WHAT THE TASK REQUIRES. Report only how many lines hold the word "this".

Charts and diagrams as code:
____________________

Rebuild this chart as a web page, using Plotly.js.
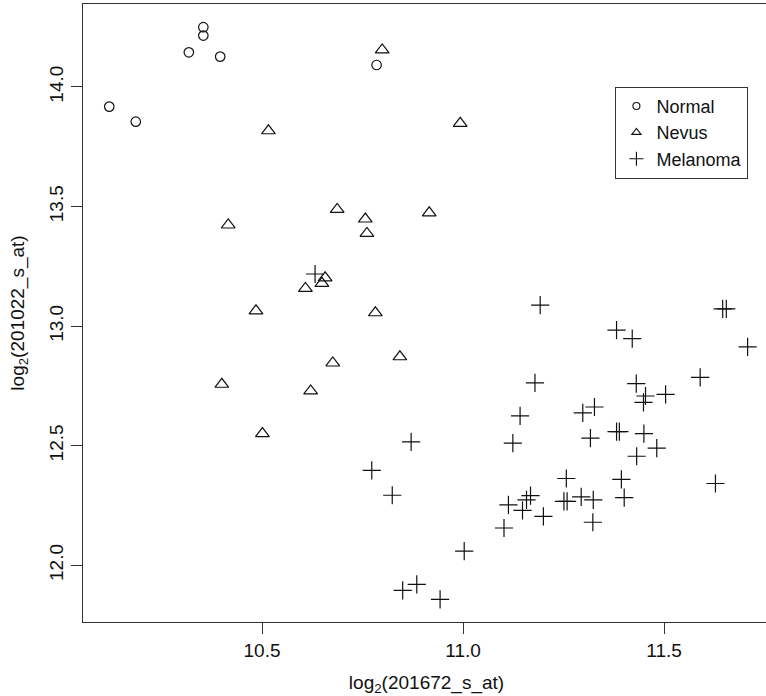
<!DOCTYPE html>
<html>
<head>
<meta charset="utf-8">
<script src="https://cdn.plot.ly/plotly-3.0.1.min.js"></script>
<style>
  html, body { margin: 0; padding: 0; overflow: hidden; background: #fff; }
  #chart { width: 780px; height: 710px; }
</style>
</head>
<body>
<div id="chart"></div>
<script>
// Expression of two probes (log2 scale) for three tissue groups
const normalX = [10.120, 10.186, 10.318, 10.354, 10.354, 10.396, 10.785];
const normalY = [13.918, 13.855, 14.145, 14.250, 14.215, 14.127, 14.092];

const nevusX = [10.799, 10.516, 10.993, 10.687, 10.757, 10.416, 10.916, 10.761, 10.657,
                10.649, 10.608, 10.485, 10.782, 10.843, 10.676, 10.400, 10.621, 10.501];
const nevusY = [14.155, 13.817, 13.848, 13.488, 13.448, 13.423, 13.474, 13.388, 13.202,
                13.179, 13.158, 13.064, 13.056, 12.872, 12.846, 12.757, 12.729, 12.551];

const melanomaX = [10.632, 10.871, 11.192, 11.646, 11.655, 11.382, 11.421, 11.708, 11.590,
                   11.179, 11.431, 11.454, 11.504, 11.449, 11.327, 11.298, 11.142, 11.124,
                   11.317, 11.382, 11.389, 11.450, 11.482, 11.432, 11.257, 11.394, 11.628,
                   11.168, 11.158, 11.113, 11.148, 11.200, 11.251, 11.259, 11.294, 11.324,
                   11.401, 11.323, 11.102, 11.003, 10.885, 10.850, 10.943, 10.773, 10.824];
const melanomaY = [13.218, 12.516, 13.088, 13.072, 13.072, 12.983, 12.948, 12.913, 12.786,
                   12.763, 12.760, 12.708, 12.715, 12.681, 12.662, 12.637, 12.625, 12.511,
                   12.532, 12.559, 12.559, 12.551, 12.490, 12.456, 12.363, 12.359, 12.342,
                   12.291, 12.274, 12.253, 12.230, 12.205, 12.267, 12.267, 12.286, 12.274,
                   12.283, 12.180, 12.156, 12.059, 11.920, 11.895, 11.858, 12.397, 12.293];

const groupNames = ['Normal', 'Nevus', 'Melanoma'];
const xTicks = [10.5, 11.0, 11.5];
const yTicks = [12.0, 12.5, 13.0, 13.5, 14.0];

const ink = '#111';
const FONT = '"Liberation Sans", Arial, Helvetica, sans-serif';

function pointTrace(x, y, symbol, size, name) {
  return {
    type: 'scatter', mode: 'markers', x: x, y: y, name: name,
    showlegend: false, hoverinfo: 'x+y',
    marker: { symbol: symbol, size: size, color: ink, line: { color: ink, width: 1.2 } }
  };
}

// small legend-only keys
function keyTrace(symbol, size, name) {
  return {
    type: 'scatter', mode: 'markers', x: [null], y: [null], name: name,
    showlegend: true, hoverinfo: 'skip',
    marker: { symbol: symbol, size: size, color: ink, line: { color: ink, width: 1.1 } }
  };
}

const data = [
  pointTrace(normalX, normalY, 'circle-open', 9.5, groupNames[0]),
  pointTrace(nevusX, nevusY, 'triangle-up-open', 12, groupNames[1]),
  pointTrace(melanomaX, melanomaY, 'cross-thin-open', 13, groupNames[2]),
  keyTrace('circle-open', 7, groupNames[0]),
  keyTrace('triangle-up-open', 8, groupNames[1]),
  keyTrace('cross-thin-open', 10, groupNames[2])
];

const layout = {
  width: 780, height: 710,
  margin: { l: 83, r: 10, t: 4, b: 88 },
  paper_bgcolor: '#fff', plot_bgcolor: '#fff',
  font: { family: FONT, size: 19, color: ink },
  showlegend: true,
  legend: {
    x: 0.775, y: 0.866, xanchor: 'left', yanchor: 'top',
    bgcolor: '#fff', bordercolor: '#333', borderwidth: 1,
    font: { family: FONT, size: 18, color: ink },
    itemwidth: 30, tracegroupgap: 0
  },
  xaxis: {
    range: [10.0547, 11.7637], tickvals: xTicks, ticktext: xTicks.map(v => v.toFixed(1)),
    ticks: 'outside', ticklen: 11, tickwidth: 1, tickcolor: '#333',
    showline: true, mirror: true, linecolor: '#333', linewidth: 1.3,
    showgrid: false, zeroline: false,
    tickfont: { family: FONT, size: 19, color: ink },
    title: { text: 'log<sub>2</sub>(201672_s_at)', font: { family: FONT, size: 19, color: ink }, standoff: 15 }
  },
  yaxis: {
    range: [11.763, 14.347], tickvals: yTicks, ticktext: yTicks.map(v => v.toFixed(1)),
    tickangle: -90,
    ticks: 'outside', ticklen: 11, tickwidth: 1, tickcolor: '#333',
    showline: true, mirror: true, linecolor: '#333', linewidth: 1.3,
    showgrid: false, zeroline: false,
    tickfont: { family: FONT, size: 19, color: ink },
    title: { text: 'log<sub>2</sub>(201022_s_at)', font: { family: FONT, size: 19, color: ink }, standoff: 16 }
  }
};

Plotly.newPlot('chart', data, layout, { displayModeBar: false, staticPlot: true });
</script>
</body>
</html>
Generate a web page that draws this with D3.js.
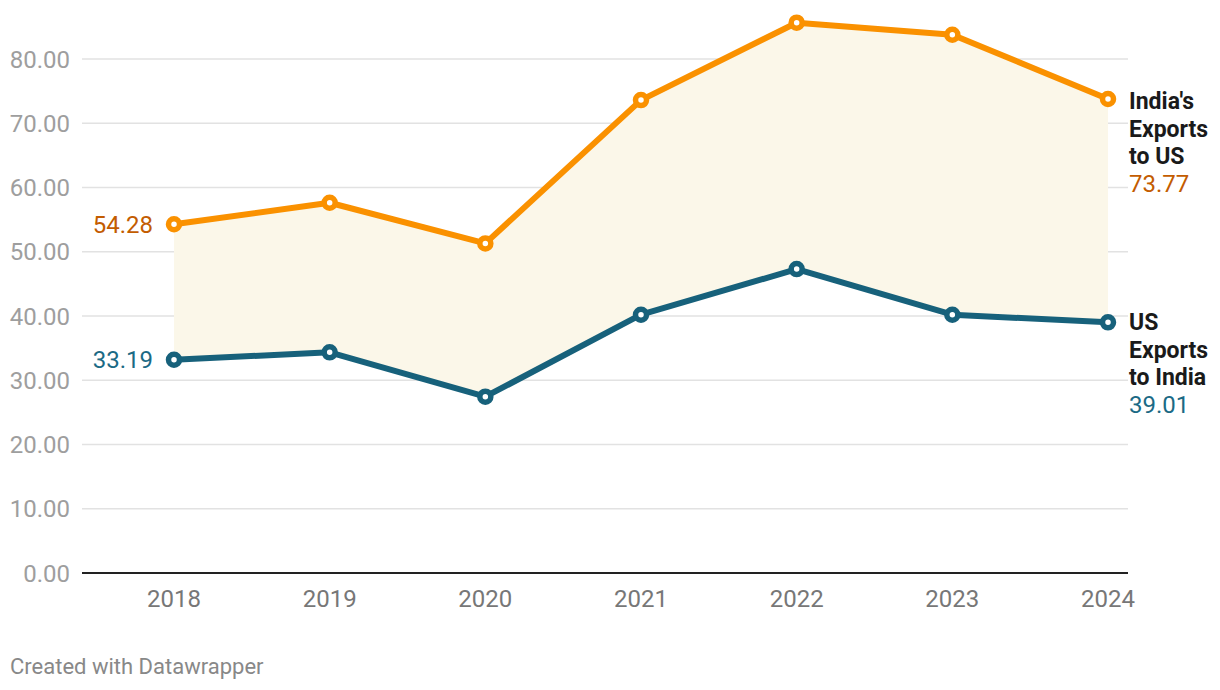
<!DOCTYPE html>
<html>
<head>
<meta charset="utf-8">
<script src="https://cdn.jsdelivr.net/npm/d3@7"></script>
<style>
  body { margin: 0; background: #fff; font-family: Roboto, "Noto Sans", sans-serif; }
  .grid line { stroke: #e2e2e2; stroke-width: 1.5; }
</style>
</head>
<body>
<svg id="chart" width="1220" height="690"></svg>
<script>
// data
var years = [2018, 2019, 2020, 2021, 2022, 2023, 2024];
var indiaExports = [54.28, 57.63, 51.3, 73.6, 85.65, 83.78, 73.77];
var usExports = [33.19, 34.35, 27.44, 40.2, 47.3, 40.2, 39.01];
var yTicks = [0, 10, 20, 30, 40, 50, 60, 70, 80];

var orange = "#fa9100", orangeText = "#c35c00";
var teal = "#17617b", tealText = "#1b6a85";

var svg = d3.select("#chart");

var x = d3.scalePoint().domain(years).range([174, 1108]);
var y = d3.scaleLinear().domain([0, 80]).range([573, 59]);

// gridlines
svg.append("g").attr("class", "grid")
  .selectAll("line").data(yTicks.filter(function(d) { return d > 0; })).enter()
  .append("line")
  .attr("x1", 82).attr("x2", 1128)
  .attr("y1", function(d) { return y(d); }).attr("y2", function(d) { return y(d); });

// y labels
svg.append("g").selectAll("text").data(yTicks).enter()
  .append("text")
  .attr("x", 70).attr("y", function(d) { return y(d); })
  .attr("dy", "0.36em")
  .attr("text-anchor", "end")
  .attr("fill", "#9e9e9e")
  .style("font-size", "24px")
  .text(function(d) { return d3.format(".2f")(d); });

// area between the two lines
var rows = years.map(function(yr, i) { return { year: yr, a: indiaExports[i], b: usExports[i] }; });
svg.append("path").datum(rows)
  .attr("fill", "#fbf7e9")
  .attr("d", d3.area()
    .x(function(d) { return x(d.year); })
    .y0(function(d) { return y(d.b); })
    .y1(function(d) { return y(d.a); }));

// baseline
svg.append("line").attr("x1", 82).attr("x2", 1128)
  .attr("y1", y(0)).attr("y2", y(0))
  .attr("stroke", "#222").attr("stroke-width", 2);

// x labels
svg.append("g").selectAll("text").data(years).enter()
  .append("text")
  .attr("x", function(d) { return x(d); }).attr("y", 607)
  .attr("text-anchor", "middle")
  .attr("fill", "#777")
  .style("font-size", "24px")
  .text(function(d) { return d; });

function drawSeries(vals, color) {
  var line = d3.line()
    .x(function(d, i) { return x(years[i]); })
    .y(function(d) { return y(d); });
  svg.append("path").datum(vals)
    .attr("fill", "none").attr("stroke", color)
    .attr("stroke-width", 6).attr("stroke-linejoin", "round")
    .attr("d", line);
  svg.append("g").selectAll("circle").data(vals).enter()
    .append("circle")
    .attr("cx", function(d, i) { return x(years[i]); })
    .attr("cy", function(d) { return y(d); })
    .attr("r", 5.5)
    .attr("fill", "#fff").attr("stroke", color).attr("stroke-width", 5.5);
}
drawSeries(indiaExports, orange);
drawSeries(usExports, teal);

// start value labels
svg.append("text").attr("x", 153).attr("y", y(indiaExports[0])).attr("dy", "0.36em")
  .attr("text-anchor", "end").attr("fill", orangeText).style("font-size", "24px")
  .text(d3.format(".2f")(indiaExports[0]));
svg.append("text").attr("x", 153).attr("y", y(usExports[0])).attr("dy", "0.36em")
  .attr("text-anchor", "end").attr("fill", tealText).style("font-size", "24px")
  .text(d3.format(".2f")(usExports[0]));

// end labels
function endLabel(lines, val, color, yTop) {
  var t = svg.append("text").attr("x", 1129).attr("y", yTop).style("font-size", "23px");
  lines.forEach(function(l, i) {
    t.append("tspan").attr("x", 1129).attr("dy", i === 0 ? 0 : 27.7)
      .attr("fill", "#1a1a1a").style("font-weight", "bold").text(l);
  });
  t.append("tspan").attr("x", 1129).attr("dy", 27.7)
    .attr("fill", color).style("font-size", "24px").text(d3.format(".2f")(val));
}
endLabel(["India's", "Exports", "to US"], indiaExports[6], orangeText, 109);
endLabel(["US", "Exports", "to India"], usExports[6], tealText, 330);

// footer
svg.append("text").attr("x", 10).attr("y", 674)
  .attr("fill", "#888").style("font-size", "22px")
  .text("Created with Datawrapper");
</script>
</body>
</html>
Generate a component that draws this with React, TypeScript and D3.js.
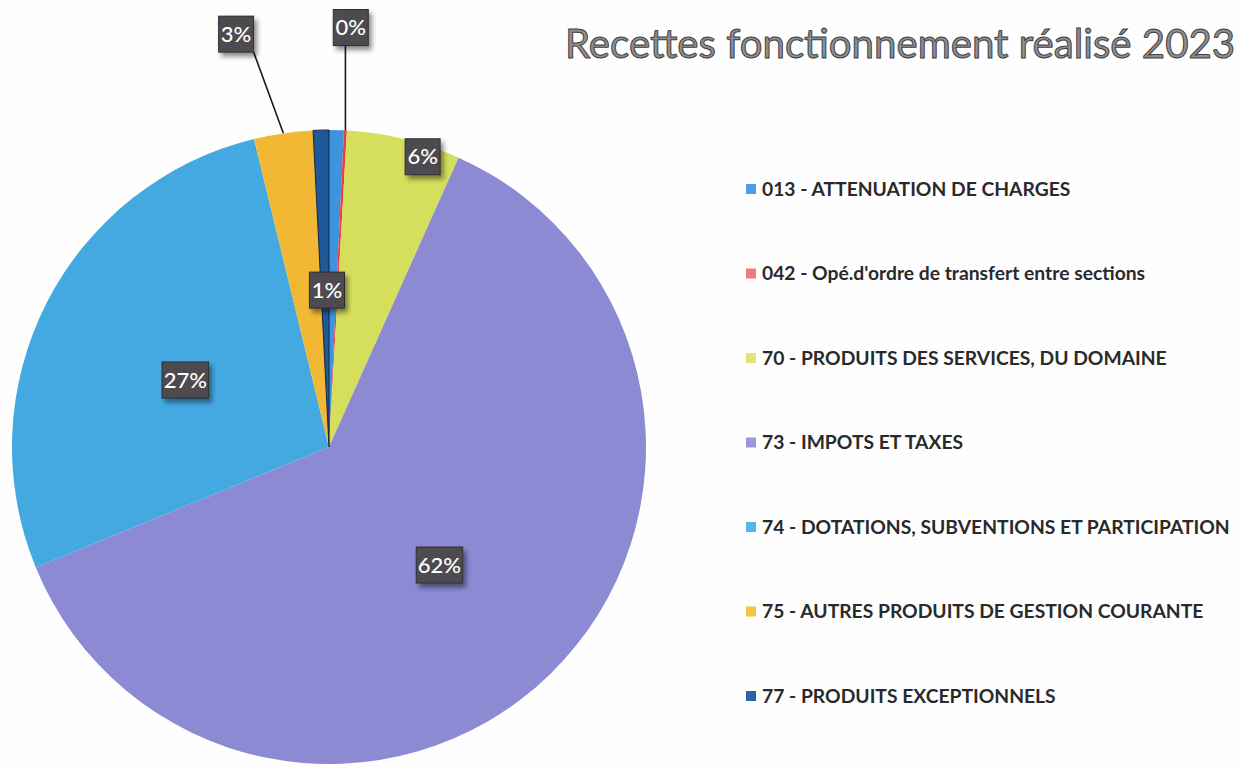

____________________

WRITTEN RESPONSE. 3